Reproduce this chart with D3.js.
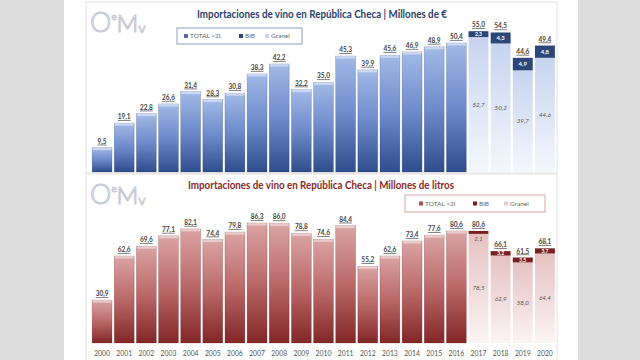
<!DOCTYPE html>
<html><head><meta charset="utf-8">
<script src="https://cdn.jsdelivr.net/npm/d3@7"></script>
<style>
html,body{margin:0;padding:0;background:#dcdcdc;}
svg{display:block;}
text{font-family:"Lato","Open Sans",sans-serif;}
</style></head><body>
<svg id="c" width="640" height="360"></svg>
<script>
const years = ["2000","2001","2002","2003","2004","2005","2006","2007","2008","2009","2010","2011","2012","2013","2014","2015","2016","2017","2018","2019","2020"];
// Millones de €
const eurTotal2l = [9.5,19.1,22.8,26.6,31.4,28.3,30.8,38.3,42.2,32.2,35.0,45.3,39.9,45.6,46.9,48.9,50.4,0,0,0,0];
const eurGranel  = [0,0,0,0,0,0,0,0,0,0,0,0,0,0,0,0,0,52.7,50.2,39.7,44.6];
const eurBib     = [0,0,0,0,0,0,0,0,0,0,0,0,0,0,0,0,0,2.3,4.3,4.9,4.8];
// Millones de litros
const litTotal2l = [30.9,62.6,69.6,77.1,82.1,74.4,79.8,86.3,86.0,78.8,74.6,84.4,55.2,62.6,73.4,77.6,80.6,0,0,0,0];
const litGranel  = [0,0,0,0,0,0,0,0,0,0,0,0,0,0,0,0,0,78.5,62.9,58.0,64.4];
const litBib     = [0,0,0,0,0,0,0,0,0,0,0,0,0,0,0,0,0,2.1,3.2,3.5,3.7];
const legendLabels = ["TOTAL >2l.","BiB","Granel"];
const titles = ["Importaciones de vino en República Checa | Millones de €","Importaciones de vino en República Checa | Millones de litros"];

const svg = d3.select("#c");
const fmt = v => d3.format(".1f")(v).replace(".", ",");

// background white sheet
svg.append("rect").attr("x",64).attr("y",0).attr("width",514).attr("height",360).attr("fill","#ffffff");

const defs = svg.append("defs");
function grad(id, stops){
  const g = defs.append("linearGradient").attr("id",id).attr("x1",0).attr("y1",0).attr("x2",0).attr("y2",1);
  stops.forEach(s=>g.append("stop").attr("offset",s[0]).attr("stop-color",s[1]));
}
grad("gBlue",[[0,"#a3bae6"],[0.5,"#6d8acb"],[1,"#2f4c8c"]]);
grad("gBlueG",[[0,"#c7d4ef"],[1,"#f4f7fc"]]);
grad("gRed",[[0,"#dba4a4"],[0.5,"#ba6868"],[1,"#822626"]]);
grad("gRedG",[[0,"#e6c2c2"],[1,"#fbf4f4"]]);

const x = d3.scaleBand().domain(years).range([91,556]).paddingInner(0.1).paddingOuter(0.05);

const panels = [
  {y0:2, h:171, base:172, unit:2.56, t2l:eurTotal2l, gr:eurGranel, bib:eurBib, title:titles[0], tcol:"#2b3f6e",
   main:"url(#gBlue)", granel:"url(#gBlueG)", bibCol:"#2c4677", edge:"#2a3f6a", legend:{x:177,y:28,w:125,h:16,stroke:"#9fb0d0"}, titleY:18, legCol:["#4f6aa6","#2c4677","#c9d5ee"]},
  {y0:174, h:190, base:343, unit:1.39, t2l:litTotal2l, gr:litGranel, bib:litBib, title:titles[1], tcol:"#8a2a2a",
   main:"url(#gRed)", granel:"url(#gRedG)", bibCol:"#7a1f1f", edge:"#6a1c1c", legend:{x:405,y:195,w:140,h:17,stroke:"#e0b5b5"}, titleY:189, legCol:["#a84f4f","#7a1f1f","#e8c6c6"]}
];

panels.forEach((p,pi)=>{
  const g = svg.append("g");
  g.append("rect").attr("x",86).attr("y",p.y0).attr("width",471).attr("height",p.h)
    .attr("fill","#fff").attr("stroke","#e2e2e2").attr("stroke-width",1);
  // logo (single text element, no overlapping glyphs)
  const lt = g.append("text").attr("x",90).attr("y",p.y0+30).attr("fill","none").attr("stroke","#c9c9d6")
    .attr("stroke-width",1.1).attr("font-weight",300);
  lt.append("tspan").attr("font-size",27).text("O");
  lt.append("tspan").attr("font-size",10).attr("dy",-12).text("e");
  lt.append("tspan").attr("font-size",24).attr("dy",12).text("M");
  lt.append("tspan").attr("font-size",14).attr("dy",1).text("v");

  const y = d3.scaleLinear().domain([0,100]).range([p.base, p.base - 100*p.unit]);

  // title
  g.append("text").attr("x", pi===0?322:321).attr("y",p.titleY).attr("text-anchor","middle")
    .attr("font-size",10.5).attr("font-weight",700).attr("fill",p.tcol)
    .attr("textLength", pi===0?250:266).attr("lengthAdjust","spacingAndGlyphs").text(p.title);

  // legend
  const L = p.legend;
  g.append("rect").attr("x",L.x).attr("y",L.y).attr("width",L.w).attr("height",L.h).attr("fill","#fff").attr("stroke",L.stroke).attr("stroke-width",1.2);
  const offs = pi===0 ? [7,62,88] : [14,68,99];
  legendLabels.forEach((t,i)=>{
    const lx = L.x + offs[i], ly = L.y + L.h/2;
    g.append("rect").attr("x",lx).attr("y",ly-2).attr("width",4).attr("height",4).attr("fill",p.legCol[i]);
    g.append("text").attr("x",lx+6).attr("y",ly+2.3).attr("font-size",6.5).attr("fill","#666").text(pi===1 && i===0 ? "TOTAL >2l" : t);
  });

  const data = years.map((yr,i)=>({yr, t2l:p.t2l[i], gr:p.gr[i], bib:p.bib[i], tot:p.t2l[i]+p.gr[i]+p.bib[i]}));
  const bw = x.bandwidth();

  // main bars
  data.filter(d=>d.t2l>0).forEach(d=>{
    g.append("rect").attr("x",x(d.yr)).attr("y",y(d.t2l)).attr("width",bw).attr("height",p.base-y(d.t2l))
      .attr("fill",p.main).attr("stroke",p.edge).attr("stroke-opacity",0.35).attr("stroke-width",0.6);
    g.append("rect").attr("x",x(d.yr)+0.5).attr("y",y(d.t2l)).attr("width",bw-1).attr("height",2.5)
      .attr("fill","#ffffff").attr("opacity",0.45);
  });
  // granel
  data.filter(d=>d.gr>0).forEach(d=>{
    g.append("rect").attr("x",x(d.yr)).attr("y",y(d.gr)).attr("width",bw).attr("height",p.base-y(d.gr))
      .attr("fill",p.granel);
    g.append("text").attr("x",x(d.yr)+bw/2).attr("y",y(d.gr/2)+2).attr("text-anchor","middle")
      .attr("font-size",6.2).attr("font-style","italic").attr("fill","#555").text(fmt(d.gr));
  });
  // bib
  data.filter(d=>d.bib>0).forEach(d=>{
    g.append("rect").attr("x",x(d.yr)).attr("y",y(d.gr+d.bib)).attr("width",bw).attr("height",y(d.gr)-y(d.gr+d.bib))
      .attr("fill",p.bibCol);
    const segH = y(d.gr)-y(d.gr+d.bib);
    if (segH >= 8) {
      g.append("text").attr("x",x(d.yr)+bw/2).attr("y",y(d.gr+d.bib/2)+2).attr("text-anchor","middle")
        .attr("font-size",6).attr("font-weight",700).attr("fill","#fff").text(fmt(d.bib));
    } else if (pi===1 && d.yr==="2017") {
      g.append("text").attr("x",x(d.yr)+bw/2).attr("y",y(d.gr)+7).attr("text-anchor","middle")
        .attr("font-size",6).attr("font-style","italic").attr("fill","#555").text(fmt(d.bib));
    } else {
      g.append("text").attr("x",x(d.yr)+bw/2).attr("y",y(d.gr+d.bib/2)+2).attr("text-anchor","middle")
        .attr("font-size",5).attr("font-weight",700).attr("fill","#fff").text(fmt(d.bib));
    }
  });
  // total labels
  data.forEach(d=>{
    g.append("text").attr("x",x(d.yr)+bw/2).attr("y",y(d.tot)-4).attr("text-anchor","middle")
      .attr("font-size",6.5).attr("font-weight",700).attr("fill","#444")
      .style("text-decoration","underline").text(fmt(d.tot));
  });

  if (pi===1) {
    const ax = g.append("g").attr("transform",`translate(0,${p.base})`)
      .call(d3.axisBottom(x).tickSize(0).tickPadding(8));
    ax.select(".domain").remove();
    ax.selectAll("text").attr("font-size",6.8).attr("fill","#555").attr("font-family","Lato, sans-serif");
  }
});
</script>
</body></html>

▸ What to work on
Everything from the first line of the listing above through the line that contains "const fmt = v" is to be restated word for word, minus the pictures.

▸ Solution to this problem
Reproduce this chart with D3.js.
<!DOCTYPE html>
<html><head><meta charset="utf-8">
<script src="https://cdn.jsdelivr.net/npm/d3@7"></script>
<style>
html,body{margin:0;padding:0;background:#dcdcdc;}
svg{display:block;}
text{font-family:"Lato","Open Sans",sans-serif;}
</style></head><body>
<svg id="c" width="640" height="360"></svg>
<script>
const years = ["2000","2001","2002","2003","2004","2005","2006","2007","2008","2009","2010","2011","2012","2013","2014","2015","2016","2017","2018","2019","2020"];
// Millones de €
const eurTotal2l = [9.5,19.1,22.8,26.6,31.4,28.3,30.8,38.3,42.2,32.2,35.0,45.3,39.9,45.6,46.9,48.9,50.4,0,0,0,0];
const eurGranel  = [0,0,0,0,0,0,0,0,0,0,0,0,0,0,0,0,0,52.7,50.2,39.7,44.6];
const eurBib     = [0,0,0,0,0,0,0,0,0,0,0,0,0,0,0,0,0,2.3,4.3,4.9,4.8];
// Millones de litros
const litTotal2l = [30.9,62.6,69.6,77.1,82.1,74.4,79.8,86.3,86.0,78.8,74.6,84.4,55.2,62.6,73.4,77.6,80.6,0,0,0,0];
const litGranel  = [0,0,0,0,0,0,0,0,0,0,0,0,0,0,0,0,0,78.5,62.9,58.0,64.4];
const litBib     = [0,0,0,0,0,0,0,0,0,0,0,0,0,0,0,0,0,2.1,3.2,3.5,3.7];
const legendLabels = ["TOTAL >2l.","BiB","Granel"];
const titles = ["Importaciones de vino en República Checa | Millones de €","Importaciones de vino en República Checa | Millones de litros"];

const svg = d3.select("#c");
const fmt = v => d3.format(".1f")(v).replace(".", ",");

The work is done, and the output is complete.